Path Planning Using Lazy PRM

R. Bohlin and L. E. Kavraki, “Path Planning Using Lazy PRM,” in Proceedings of the IEEE International Conference on Robotics and Automation, San Fransisco, CA, 2000, vol. 1, pp. 521–528.


Describes an approach to probabilistic roadmap planners (PRMs). The overall theme of the algorithm, called Lazy PRM, is to minimize the number of collision checks performed during planning and hence minimize the running time of the planner. Our algorithm builds a roadmap in the configuration space, whose nodes are the user-defined initial and goal configurations and a number of randomly generated nodes. Neighboring nodes are connected by edges representing paths between the nodes. In contrast with PRMs, our planner initially assumes that all nodes and edges in the roadmap are collision-free, and searches the roadmap at hand for a shortest path between the initial and the goal node.

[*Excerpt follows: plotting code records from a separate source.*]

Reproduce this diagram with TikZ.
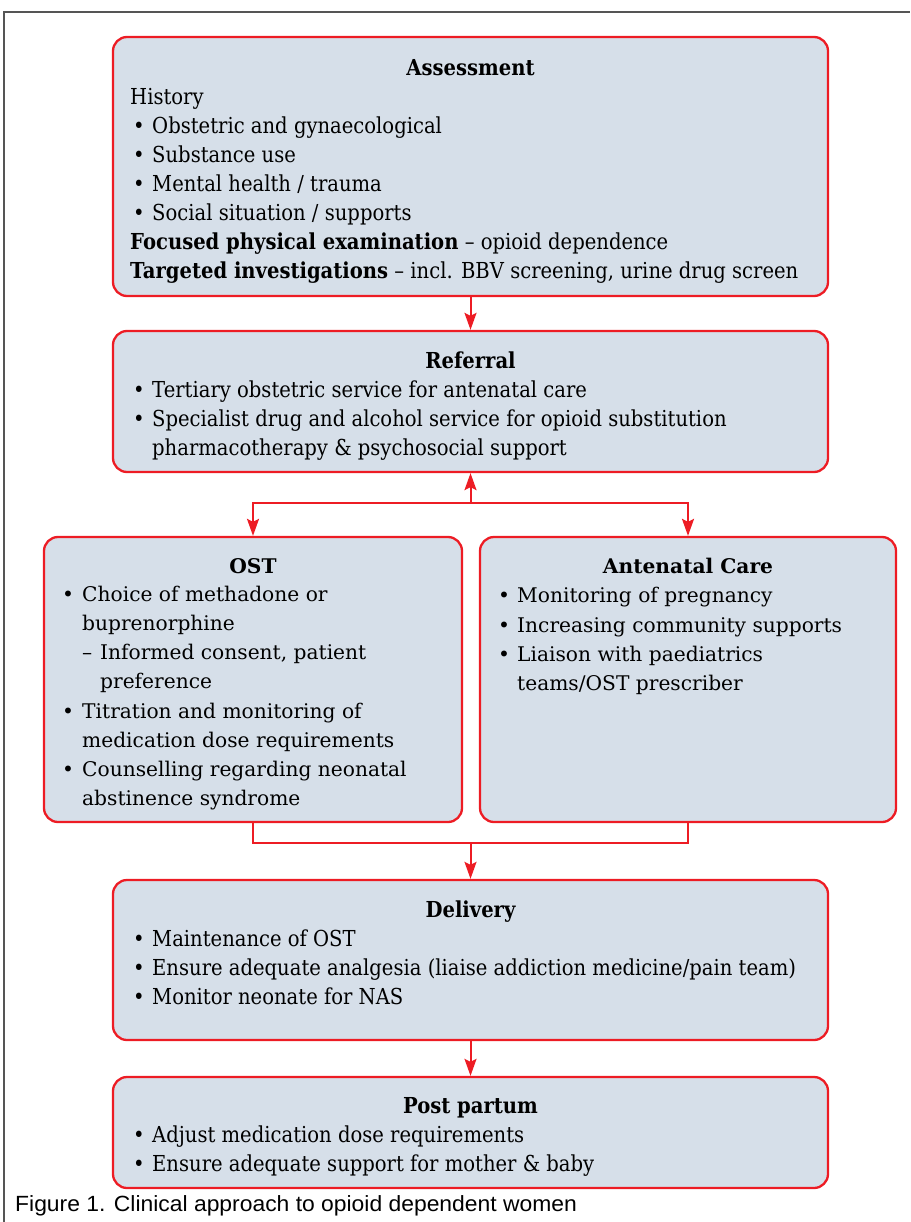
\documentclass[tikz,border=0pt]{standalone}
\usepackage{fontspec}
\setmainfont{DejaVu Serif}
\newfontfamily\condfont{DejaVu Serif}[FakeStretch=0.89]
\newfontfamily\widefont{DejaVu Serif}
\newfontfamily\capfont{Liberation Sans}[FakeStretch=1.04]
\usetikzlibrary{arrows.meta}
\definecolor{myred}{HTML}{ED1C24}
\definecolor{myblue}{HTML}{D6DFE9}
\definecolor{frame}{HTML}{555555}
\tikzset{
  box/.style={draw=myred, fill=myblue, line width=2.3pt, rounded corners=14pt, inner sep=0pt},
  ctxt/.style={anchor=base west, inner sep=0pt, font=\condfont\fontsize{22}{26}\selectfont},
  cttl/.style={anchor=base, inner sep=0pt, font=\condfont\bfseries\fontsize{22}{26}\selectfont},
  wtxt/.style={anchor=base west, inner sep=0pt, font=\widefont\fontsize{20.2}{24}\selectfont},
  wttl/.style={anchor=base, inner sep=0pt, font=\widefont\bfseries\fontsize{20.2}{24}\selectfont},
  conn/.style={draw=myred, line width=2pt},
  arr/.style={conn, -{Stealth[length=17pt, width=12pt, inset=3pt]}},
  captxt/.style={anchor=base west, inner sep=0pt, font=\capfont\fontsize{22}{26}\selectfont}
}
\begin{document}
\begin{tikzpicture}[x=1pt, y=-1pt]
\useasboundingbox (0,0) rectangle (910,1222);
\draw[frame, line width=1.5pt] (4,1222) -- (4,12) -- (910,12);

% boxes
\node[box, minimum width=715pt, minimum height=259pt] (assess) at (470.5,166.5) {};
\node[box, minimum width=715pt, minimum height=141pt] (refer) at (470.5,401.5) {};
\node[box, minimum width=418pt, minimum height=285pt] (ost) at (253,679.5) {};
\node[box, minimum width=416pt, minimum height=285pt] (ante) at (688,679.5) {};
\node[box, minimum width=715pt, minimum height=160pt] (deliv) at (470.5,960) {};
\node[box, minimum width=715pt, minimum height=111pt] (post) at (470.5,1132.5) {};

% Assessment text
\node[cttl] (a0) at (470.5,76) {Assessment};
\node[ctxt] (a1) at (130,105) {History};
\node[ctxt] (a2b) at (133,134) {•}; \node[ctxt] (a2) at (152,134) {Obstetric and gynaecological};
\node[ctxt] (a3b) at (133,163) {•}; \node[ctxt] (a3) at (152,163) {Substance use};
\node[ctxt] (a4b) at (133,192) {•}; \node[ctxt] (a4) at (152,192) {Mental health / trauma};
\node[ctxt] (a5b) at (133,221) {•}; \node[ctxt] (a5) at (152,221) {Social situation / supports};
\node[ctxt] (a6) at (130,250) {\textbf{Focused physical examination} – opioid dependence};
\node[ctxt] (a7) at (130,279) {\textbf{Targeted investigations} – incl. BBV screening, urine drug screen};

% Referral text
\node[cttl] (r0) at (470.5,368) {Referral};
\node[ctxt] (r1b) at (133,397) {•}; \node[ctxt] (r1) at (152,397) {Tertiary obstetric service for antenatal care};
\node[ctxt] (r2b) at (133,426) {•}; \node[ctxt] (r2) at (152,426) {Specialist drug and alcohol service for opioid substitution};
\node[ctxt] (r3) at (152,455) {pharmacotherapy \& psychosocial support};

% OST text
\node[wttl] (o0) at (253,573) {OST};
\node[wtxt] (o1b) at (62,601) {•}; \node[wtxt] (o1) at (82,601) {Choice of methadone or};
\node[wtxt] (o2) at (82,630) {buprenorphine};
\node[wtxt] (o3b) at (82,659) {–}; \node[wtxt] (o3) at (100,659) {Informed consent, patient};
\node[wtxt] (o4) at (100,688) {preference};
\node[wtxt] (o5b) at (62,718) {•}; \node[wtxt] (o5) at (82,718) {Titration and monitoring of};
\node[wtxt] (o6) at (82,747) {medication dose requirements};
\node[wtxt] (o7b) at (62,776) {•}; \node[wtxt] (o7) at (82,776) {Counselling regarding neonatal};
\node[wtxt] (o8) at (82,805) {abstinence syndrome};

% Antenatal text
\node[wttl] (n0) at (688,573) {Antenatal Care};
\node[wtxt] (n1b) at (498,602) {•}; \node[wtxt] (n1) at (517,602) {Monitoring of pregnancy};
\node[wtxt] (n2b) at (498,632) {•}; \node[wtxt] (n2) at (517,632) {Increasing community supports};
\node[wtxt] (n3b) at (498,661) {•}; \node[wtxt] (n3) at (517,661) {Liaison with paediatrics};
\node[wtxt] (n4) at (517,690) {teams/OST prescriber};

% Delivery text
\node[cttl] (d0) at (470.5,917) {Delivery};
\node[ctxt] (d1b) at (133,946) {•}; \node[ctxt] (d1) at (152,946) {Maintenance of OST};
\node[ctxt] (d2b) at (133,975) {•}; \node[ctxt] (d2) at (152,975) {Ensure adequate analgesia (liaise addiction medicine/pain team)};
\node[ctxt] (d3b) at (133,1004) {•}; \node[ctxt] (d3) at (152,1004) {Monitor neonate for NAS};

% Post partum text
\node[cttl] (p0) at (470.5,1113) {Post partum};
\node[ctxt] (p1b) at (133,1142) {•}; \node[ctxt] (p1) at (152,1142) {Adjust medication dose requirements};
\node[ctxt] (p2b) at (133,1171) {•}; \node[ctxt] (p2) at (152,1171) {Ensure adequate support for mother \& baby};

% caption
\node[captxt] (cap) at (15,1211) {Figure 1. Clinical approach to opioid dependent women};

% connectors
\coordinate (jtop) at (refer.south |- 0,503);
\coordinate (jbot) at (deliv.north |- 0,843);
\draw[arr] (assess.south) -- (refer.north);
\draw[arr] (jtop) -- (refer.south);
\draw[arr] (jtop) -| (ost.north);
\draw[arr] (jtop) -| (ante.north);
\draw[conn] (ost.south) |- (jbot) -| (ante.south);
\draw[arr] (jbot) -- (deliv.north);
\draw[arr] (deliv.south) -- (post.north);
\end{tikzpicture}
\end{document}
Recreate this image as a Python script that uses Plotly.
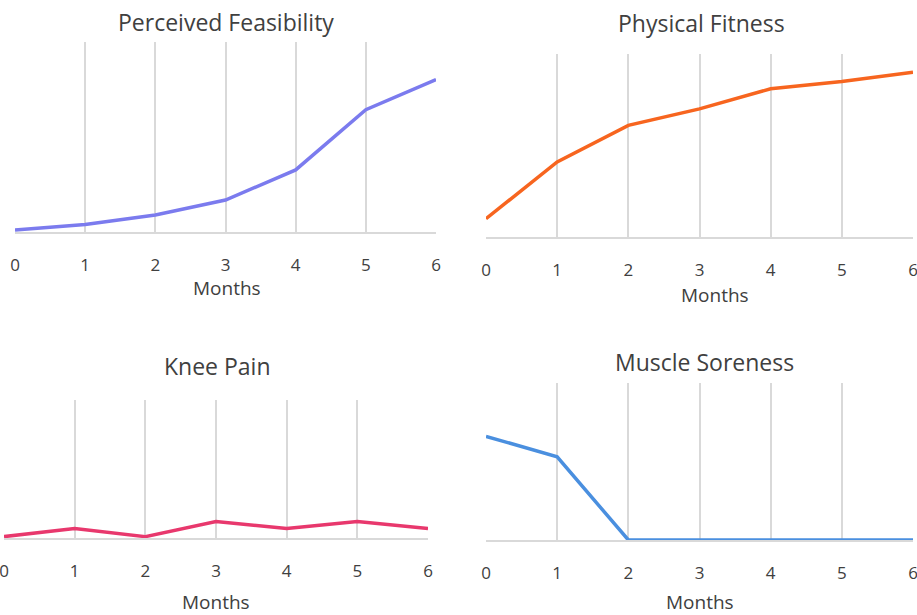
import plotly.graph_objects as go

# Data (relative score, 0-100 scale)
months = [0, 1, 2, 3, 4, 5, 6]
feasibility = [0, 3, 8, 16, 32, 64, 80]
fitness = [10, 41, 61, 70, 81, 85, 90]
knee_pain = [0, 6, 0, 11, 6, 11, 6]
soreness = [66, 53, 0, 0, 0, 0, 0]

titles = ['Perceived Feasibility', 'Physical Fitness', 'Knee Pain', 'Muscle Soreness']
colors = ['#7b7bee', '#f7651f', '#e8386d', '#4a8fdf']
series = [feasibility, fitness, knee_pain, soreness]

W, H = 917, 615
# panel boxes in pixels: (left, right, top, bottom)
boxes = [(15, 436, 42, 232), (486, 913, 54, 237), (4, 428, 400, 538), (486, 913, 383, 540)]
title_pos = [(226, 22), (701, 23), (217, 366), (704, 362)]
months_pos = [(227, 288), (715, 295), (216, 602), (700, 602)]
yranges = [[-1, 100], [0, 100], [-1, 100], [0, 100]]

fig = go.Figure()
layout = dict(width=W, height=H, margin=dict(l=0, r=0, t=0, b=0),
              paper_bgcolor='white', plot_bgcolor='white', showlegend=False,
              font=dict(family='Open Sans', color='#404040'))
annotations = []
for i in range(4):
    n = '' if i == 0 else str(i + 1)
    l, r, t, b = boxes[i]
    fig.add_trace(go.Scatter(x=months, y=series[i], mode='lines',
                             line=dict(color=colors[i], width=3.5),
                             xaxis='x' + n, yaxis='y' + n, hoverinfo='x+y'))
    layout['xaxis' + n] = dict(domain=[l / W, r / W], range=[0, 6], anchor='y' + n,
                               tickvals=months, showgrid=True, gridcolor='#d9d9d9', gridwidth=1.5,
                               showline=True, linecolor='#d9d9d9', linewidth=2, zeroline=False,
                               ticks='outside', ticklen=17, tickcolor='rgba(0,0,0,0)',
                               ticklabeloverflow='allow',
                               tickfont=dict(size=17, color='#404040'), automargin=False)
    layout['yaxis' + n] = dict(domain=[1 - b / H, 1 - t / H], range=yranges[i], anchor='x' + n,
                               showgrid=False, zeroline=False, showticklabels=False,
                               automargin=False)
    annotations.append(dict(text=titles[i], x=title_pos[i][0] / W, y=1 - title_pos[i][1] / H,
                            xref='paper', yref='paper', showarrow=False,
                            xanchor='center', yanchor='middle',
                            font=dict(size=23, color='#404040')))
    annotations.append(dict(text='Months', x=months_pos[i][0] / W, y=1 - months_pos[i][1] / H,
                            xref='paper', yref='paper', showarrow=False,
                            xanchor='center', yanchor='middle',
                            font=dict(size=19, color='#404040')))
layout['annotations'] = annotations
fig.update_layout(**layout)
# drop the default page margin so the figure sits at the window corner
fig.write_html("out.html", config={'displayModeBar': False},
               post_script="document.body.style.margin='0';")
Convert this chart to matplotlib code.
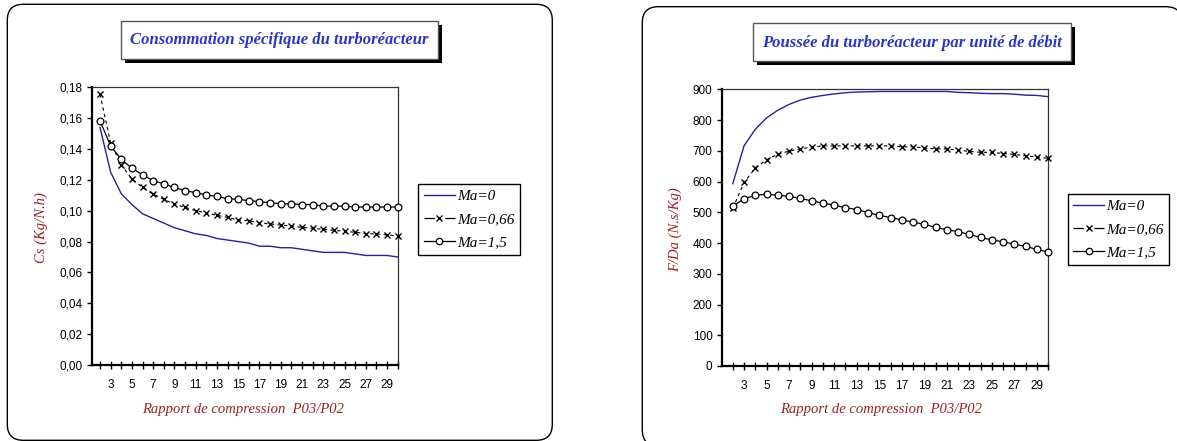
import matplotlib
matplotlib.use("Agg")
import matplotlib.pyplot as plt
from matplotlib.patches import FancyBboxPatch, Rectangle
from matplotlib.lines import Line2D
from matplotlib.ticker import FuncFormatter

# ---------------- data ----------------
ratio = list(range(2, 31))

cs_ma0 = [0.154, 0.125, 0.111, 0.104, 0.098, 0.095, 0.092, 0.089, 0.087, 0.085,
          0.084, 0.082, 0.081, 0.080, 0.079, 0.077, 0.077, 0.076, 0.076, 0.075,
          0.074, 0.073, 0.073, 0.073, 0.072, 0.071, 0.071, 0.071, 0.070]
cs_ma066 = [0.1754, 0.1440, 0.1296, 0.1207, 0.1151, 0.1108, 0.1074, 0.1043, 0.1022, 0.1000,
            0.0987, 0.0970, 0.0957, 0.0940, 0.0935, 0.0922, 0.0914, 0.0907, 0.0901, 0.0892,
            0.0886, 0.0880, 0.0873, 0.0867, 0.0860, 0.0852, 0.0850, 0.0843, 0.0837]
cs_ma15 = [0.1583, 0.1420, 0.1333, 0.1275, 0.1233, 0.1194, 0.1175, 0.1151, 0.1130, 0.1117,
           0.1102, 0.1093, 0.1078, 0.1074, 0.1065, 0.1059, 0.1052, 0.1045, 0.1045, 0.1040,
           0.1040, 0.1030, 0.1030, 0.1030, 0.1024, 0.1024, 0.1024, 0.1024, 0.1024]

fd_ma0 = [593, 716, 770, 807, 832, 851, 865, 874, 880, 885,
          889, 891, 892, 893, 893, 893, 893, 893, 893, 893,
          890, 889, 887, 886, 886, 884, 881, 880, 876]
fd_ma066 = [513, 597, 644, 671, 689, 699, 706, 712, 716, 716,
            716, 716, 716, 716, 716, 713, 713, 709, 706, 706,
            702, 698, 695, 695, 691, 688, 684, 680, 675]
fd_ma15 = [520, 544, 555, 559, 555, 552, 545, 537, 530, 523,
           515, 509, 499, 490, 483, 475, 468, 461, 451, 443,
           437, 428, 418, 410, 404, 396, 389, 379, 370]

series_labels = ["Ma=0", "Ma=0,66", "Ma=1,5"]
x_tick_labels = [str(v) for v in range(3, 30, 2)]

# ---------------- figure ----------------
W, H = 1177, 441
DPI = 100
fig = plt.figure(figsize=(W / DPI, H / DPI), dpi=DPI)
fig.patch.set_facecolor("white")

SERIF = ["Liberation Serif", "DejaVu Serif"]
SANS = ["Liberation Sans", "DejaVu Sans"]
BLUE_LINE = "#22229c"
TITLE_BLUE = "#2a35c2"
LABEL_RED = "#9a2226"

# background axes in pixel coords
bg = fig.add_axes([0, 0, 1, 1], zorder=0)
bg.set_xlim(0, W)
bg.set_ylim(H, 0)
bg.axis("off")


def panel(x0, y0, x1, y1):
    p = FancyBboxPatch((x0, y0), x1 - x0, y1 - y0,
                       boxstyle="round,pad=0,rounding_size=16",
                       fc="white", ec="black", lw=1.0, zorder=1)
    bg.add_patch(p)


def title_box(x0, y0, x1, y1, text):
    sh = Rectangle((x0 + 4, y0 + 4), x1 - x0, y1 - y0, fc="black", ec="none", zorder=2)
    bx = Rectangle((x0, y0), x1 - x0, y1 - y0, fc="white", ec="#555555", lw=1.0, zorder=3)
    bg.add_patch(sh)
    bg.add_patch(bx)
    bg.text((x0 + x1) / 2, (y0 + y1) / 2 + 0.5, text, ha="center", va="center",
            family=SERIF, fontsize=12, fontweight="bold", fontstyle="italic",
            color=TITLE_BLUE, zorder=4)


panel(7.3, 4.3, 552.3, 440.3)
panel(642.3, 6.7, 1182, 446)
title_box(120.7, 20.7, 438.3, 58.7, "Consommation spécifique du turboréacteur")
title_box(753.3, 23.3, 1070.7, 61.0, "Poussée du turboréacteur par unité de débit")


def make_axes(x0, x1, yt, yb):
    return fig.add_axes([x0 / W, 1 - yb / H, (x1 - x0) / W, (yb - yt) / H], zorder=5)


def style_axes(ax, xmin):
    ax.set_facecolor("white")
    ax.set_xlim(xmin, 30)
    for s in ("left", "bottom"):
        ax.spines[s].set_linewidth(1.6)
        ax.spines[s].set_color("black")
    for s in ("top", "right"):
        ax.spines[s].set_linewidth(0.9)
        ax.spines[s].set_color("#333333")
    ax.set_xticks(list(range(3, 30, 2)))
    ax.set_xticklabels(x_tick_labels)
    ax.set_xticks(list(range(2, 31)), minor=True)
    ax.tick_params(axis="x", which="both", direction="inout", length=5.5, width=1.0,
                   pad=7.5, labelsize=8.5)
    ax.tick_params(axis="y", which="major", direction="out", length=3.5, width=1.0,
                   pad=3.0, labelsize=8.5)
    for lab in ax.get_xticklabels() + ax.get_yticklabels():
        lab.set_family(SANS)


def plot_series(ax, y0, y1, y2):
    ax.plot(ratio, y0, color=BLUE_LINE, lw=1.0, zorder=3, clip_on=False)
    ax.plot(ratio, y1, color="black", lw=0.8, ls=(0, (3, 3)), marker="x", ms=4.0,
            mew=1.0, zorder=4, clip_on=False)
    ax.plot(ratio, y2, color="black", lw=0.9, marker="o", ms=4.9, mfc="white",
            mec="black", mew=0.9, zorder=5, clip_on=False)


def legend(ax, x0, y0):
    handles = [
        Line2D([], [], color=BLUE_LINE, lw=1.0),
        Line2D([], [], color="black", lw=0.9, ls=(0, (8.3, 8.3)), marker="x", ms=4.0, mew=1.0),
        Line2D([], [], color="black", lw=0.9, marker="o", ms=4.6, mfc="white", mec="black", mew=0.9),
    ]
    leg = ax.legend(handles, series_labels, loc="upper left",
                    bbox_to_anchor=(x0 / W, 1 - y0 / H), bbox_transform=fig.transFigure,
                    frameon=True, fancybox=False, edgecolor="black", framealpha=1,
                    borderaxespad=0, borderpad=0.35, labelspacing=0.62,
                    handlelength=2.05, handletextpad=0.15, numpoints=1,
                    prop={"family": SERIF, "style": "italic", "size": 11})
    leg.get_frame().set_linewidth(1.0)
    leg.set_zorder(10)
    return leg


# ---------------- left chart ----------------
axL = make_axes(91.5, 397.7, 87.3, 365.0)
style_axes(axL, 1.2)
axL.set_ylim(0, 0.18)
axL.set_yticks([i * 0.02 for i in range(10)])
axL.yaxis.set_major_formatter(FuncFormatter(lambda v, p: f"{v:.2f}".replace(".", ",")))
for lab in axL.get_yticklabels():
    lab.set_family(SANS)
plot_series(axL, cs_ma0, cs_ma066, cs_ma15)
legend(axL, 418.3, 184.3)
bg.text(41, 228, "Cs (Kg/N.h)", rotation=90, ha="center", va="center",
        family=SERIF, fontstyle="italic", fontsize=10.5, color=LABEL_RED, zorder=6)
bg.text(242.7, 410, "Rapport de compression  P03/P02", ha="center", va="center",
        family=SERIF, fontstyle="italic", fontsize=10.5, color=LABEL_RED, zorder=6)

# ---------------- right chart ----------------
axR = make_axes(721.5, 1048.3, 89.3, 366.0)
style_axes(axR, 1.0)
axR.set_ylim(0, 900)
axR.set_yticks(list(range(0, 901, 100)))
for lab in axR.get_yticklabels():
    lab.set_family(SANS)
plot_series(axR, fd_ma0, fd_ma066, fd_ma15)
legend(axR, 1067.7, 194.0)
bg.text(675, 230, "F/Da (N.s/Kg)", rotation=90, ha="center", va="center",
        family=SERIF, fontstyle="italic", fontsize=10.5, color=LABEL_RED, zorder=6)
bg.text(881.5, 410, "Rapport de compression  P03/P02", ha="center", va="center",
        family=SERIF, fontstyle="italic", fontsize=10.5, color=LABEL_RED, zorder=6)

fig.savefig("out.png", dpi=DPI, facecolor="white")
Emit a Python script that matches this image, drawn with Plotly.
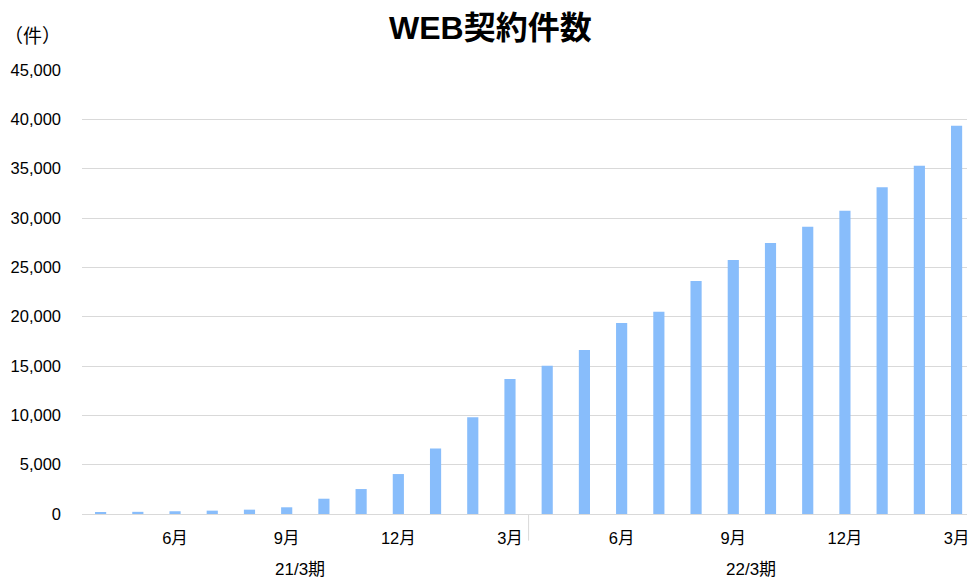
import plotly.graph_objects as go

months = ["2020/4", "2020/5", "2020/6", "2020/7", "2020/8", "2020/9", "2020/10", "2020/11",
          "2020/12", "2021/1", "2021/2", "2021/3", "2021/4", "2021/5", "2021/6", "2021/7",
          "2021/8", "2021/9", "2021/10", "2021/11", "2021/12", "2022/1", "2022/2", "2022/3"]
contracts = [110, 220, 280, 340, 440, 680, 1550, 2530, 4050, 6650, 9800, 13680,
             15030, 16620, 19360, 20500, 23610, 25740, 27460, 29120, 30740, 33110, 35300, 39360]
tick_months = ["2020/6", "2020/9", "2020/12", "2021/3", "2021/6", "2021/9", "2021/12", "2022/3"]
tick_labels = ["6月", "9月", "12月", "3月", "6月", "9月", "12月", "3月"]
periods = ["21/3期", "22/3期"]
period_centers = [5.35, 17.47]
title = "WEB契約件数"
unit = "（件）"

fig = go.Figure(go.Bar(x=months, y=contracts, marker=dict(color="#88BDFB", line=dict(width=0))))

fig.update_layout(
    width=969, height=579,
    margin=dict(l=82, r=0, t=70, b=65),
    plot_bgcolor="white", paper_bgcolor="white",
    bargap=0.7,
    showlegend=False,
    font=dict(family="Liberation Sans, Arial, Noto Sans CJK JP", size=15, color="#000000"),
    title=dict(text="<b>" + title + "</b>", x=0.506, xanchor="center", y=0.952, yanchor="middle",
               font=dict(family="Liberation Sans, Noto Sans CJK JP", size=32, color="#000000")),
)
fig.update_xaxes(
    type="category", range=[-0.5, 23.28],
    tickmode="array", tickvals=tick_months, ticktext=tick_labels,
    ticks="", showgrid=False, showline=True, linecolor="#d9d9d9", linewidth=1,
    ticklabelstandoff=9,
    tickfont=dict(family="Liberation Sans, Noto Sans CJK JP", size=16.5),
)
fig.update_yaxes(
    range=[0, 45000], tickvals=list(range(0, 45001, 5000)), tickformat=",",
    showgrid=True, gridcolor="#d9d9d9", gridwidth=1, zeroline=False,
    ticks="", ticklabelstandoff=20,
    tickfont=dict(family="Liberation Sans", size=16.5),
)
fig.add_shape(type="line", xref="x", yref="paper", x0=11.5, x1=11.5, y0=0, y1=-0.06,
              line=dict(color="#d9d9d9", width=1))
for p, c in zip(periods, period_centers):
    fig.add_annotation(text=p, xref="x", yref="paper", x=c, y=-0.126, yanchor="middle",
                       showarrow=False, font=dict(family="Liberation Sans, Noto Sans CJK JP", size=17))
fig.add_annotation(text=unit, xref="paper", yref="paper", x=-0.09, xanchor="left", y=1.081, yanchor="middle",
                   showarrow=False, font=dict(family="Noto Sans CJK JP", size=19))

fig.write_html("out.html")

The nodes and edges along the path are then checked for collision. If a collision with the obstacles occurs, the corresponding nodes and edges are removed from the roadmap. Our planner either finds a new shortest path, or first updates the roadmap with new nodes and edges, and then searches for a shortest path. The above process is repeated until a collision-free path is returned. Lazy PRM is tailored to efficiently answer single planning queries, but can also be used for multiple queries. Experimental results presented in the paper show that our lazy method is very efficient in practice.